Yesterday morning, as I tried to force all my worldly possessions into two cramped blue suitcases, I thought to myself that you never realize how much you need until you start packing.
That’s not true. You never realize how much you think you need until you unpack it all.
For example, did you know that it is evidently impossible to buy paper in the Netherlands? Fortunately, I came prepared.
Shown: Four times the number of notebooks Noah had on the ark.
Luckily, I made up for all the lost space by bringing the bare minimum of books.
The need for each of these books should be self-evident. Respective guides to fashion and Jewish literature included.
But I managed to squeeze it all in, along with my clothing, travel items, and art sets. And now that my bags are unpacked and stowed away in my new living space, I have a bit more time to breathe, and take in the last 24 hours.
Around this time yesterday, I was putting away the last of my things, shelving the rest of my books, and taking my little brother out to lunch. Then my mother helped me load my bags into the car, I gave the Men in My Life a teary goodbye, and she and I set off for the airport.
And a few hours later, as my plane lifted off of the tarmac and I watched the city lights begin to fade, I noticed how small it all was. That my whole life thus far can so easily be pinned down on a map. All the things that have mattered to me; the town I’ve grown up in; the places where all the major and minor moments of my life have happened.
When you're up in the air watching it all fall away beneath you, it strikes you that the world is so much more vast and beautiful than you ever gave it credit for. And it's all before me, waiting to be seen, explored, and experienced. That's terrifying, and it's wonderful.

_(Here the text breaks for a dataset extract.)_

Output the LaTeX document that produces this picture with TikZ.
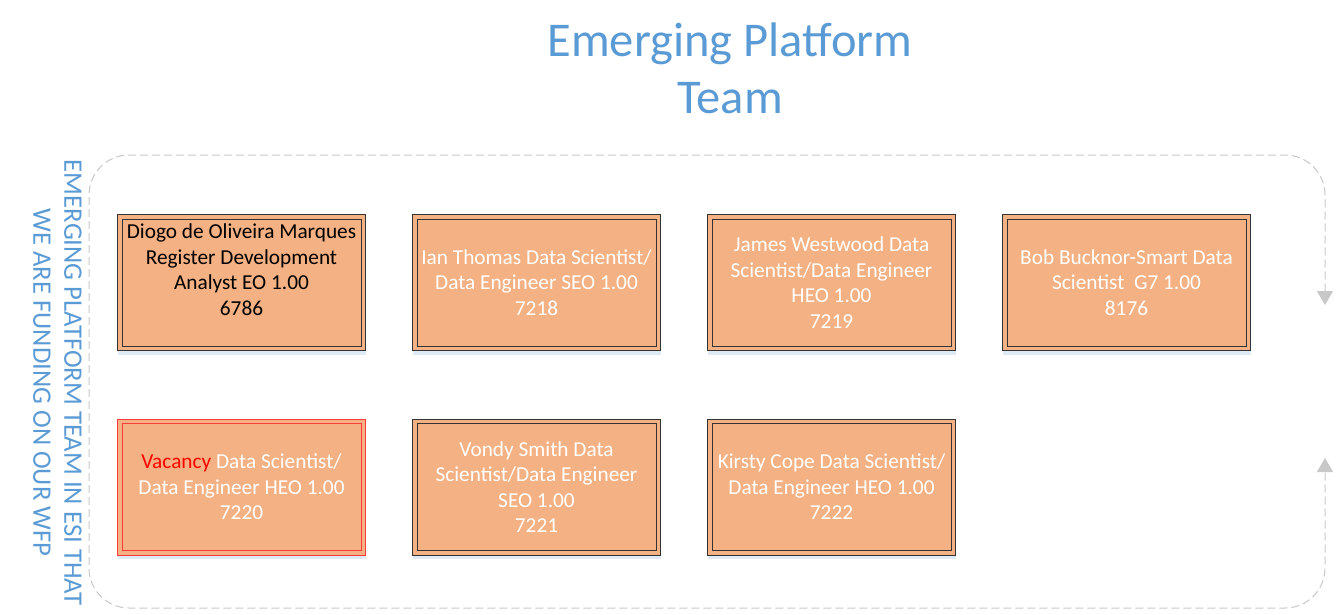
\documentclass[tikz,border=0pt]{standalone}
\usepackage{fontspec}
\setmainfont{Carlito}
\usepackage{tikz}
\usetikzlibrary{arrows.meta}
\usetikzlibrary{shadows}

\definecolor{postfill}{HTML}{F4B183}
\definecolor{titleblue}{HTML}{5B9BD5}
\definecolor{loopgray}{HTML}{C8C8C8}
\definecolor{glowblue}{HTML}{C9DCF0}
\definecolor{vacantred}{HTML}{FF3B3B}

\tikzset{
  postbox/.style={draw=black!80, line width=0.9pt, fill=postfill,
    minimum width=248pt, minimum height=136pt, inner sep=0pt,
    align=center, text=white, font=\fontsize{21.3}{25.5}\selectfont,
    drop shadow={shadow xshift=0pt, shadow yshift=-4pt, fill=glowblue, opacity=0.6}},
  vacantbox/.style={postbox, draw=vacantred},
  innerframe/.style={draw=black!80, line width=0.9pt},
  loopline/.style={draw=loopgray, line width=1pt, dash pattern=on 8pt off 4pt,
    rounded corners=40pt},
}

\begin{document}
\begin{tikzpicture}[x=1pt, y=-1pt]
\useasboundingbox (0,0) rectangle (1336,614);

\node[text=titleblue, align=center, font=\fontsize{48.5}{57}\selectfont] (title) at (730,68) {Emerging Platform\\Team};

\node[text=titleblue, align=center, rotate=-90, font=\fontsize{26.7}{31}\selectfont] (side) at (57.5,382.5) {EMERGING PLATFORM TEAM IN ESI THAT\\WE ARE FUNDING ON OUR WFP};

\coordinate (loopa) at (1325,305);
\coordinate (loopb) at (1325,458);
\draw[loopline, {Triangle[width=16pt,length=14pt,fill=loopgray]}-{Triangle[width=16pt,length=14pt,fill=loopgray]}]
  (loopa) -- (1325,155) -- (89,155) -- (89,608) -- (1325,608) -- (loopb);

\node[postbox, text=black] (diogo) at (241.5,282.5) {Diogo de Oliveira Marques\\Register Development\\Analyst EO 1.00\\6786\\\mbox{}};
\node[postbox] (ian) at (536.5,282.5) {Ian Thomas Data Scientist/\\Data Engineer SEO 1.00\\7218};
\node[postbox] (james) at (831.5,282.5) {James Westwood Data\\Scientist/Data Engineer\\HEO 1.00\\7219};
\node[postbox] (bob) at (1126.5,282.5) {Bob Bucknor-Smart Data\\Scientist\ \ G7 1.00\\8176};

\node[vacantbox] (vacancy) at (241.5,487) {\textcolor{red}{Vacancy} Data Scientist/\\Data Engineer HEO 1.00\\7220};
\node[postbox] (vondy) at (536.5,487) {Vondy Smith Data\\Scientist/Data Engineer\\SEO 1.00\\7221};
\node[postbox] (kirsty) at (831.5,487) {Kirsty Cope Data Scientist/\\Data Engineer HEO 1.00\\7222};

\foreach \post in {diogo,ian,james,bob,vondy,kirsty}
  \draw[innerframe] ([shift={(5pt,-5pt)}]\post.north west) rectangle ([shift={(-5pt,5pt)}]\post.south east);
\draw[innerframe, draw=vacantred] ([shift={(5pt,-5pt)}]vacancy.north west) rectangle ([shift={(-5pt,5pt)}]vacancy.south east);
\end{tikzpicture}
\end{document}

Now that I’m a continent away from home, the early stress of packing seems so silly. I managed to fit my necessities (and a few paper extravagances) into a suitcase, but even if I hadn’t, I would still have everything I need. I have family, and a place to stay, and the chance to travel, and the time to write.
And even if it’s a little daunting to leave my whole life behind, Home will be there waiting for me when I get back. Whatever big or little ways it may have changed will be alright, because I’ll have changed in big and little ways too.
And until then, it makes a great starting point.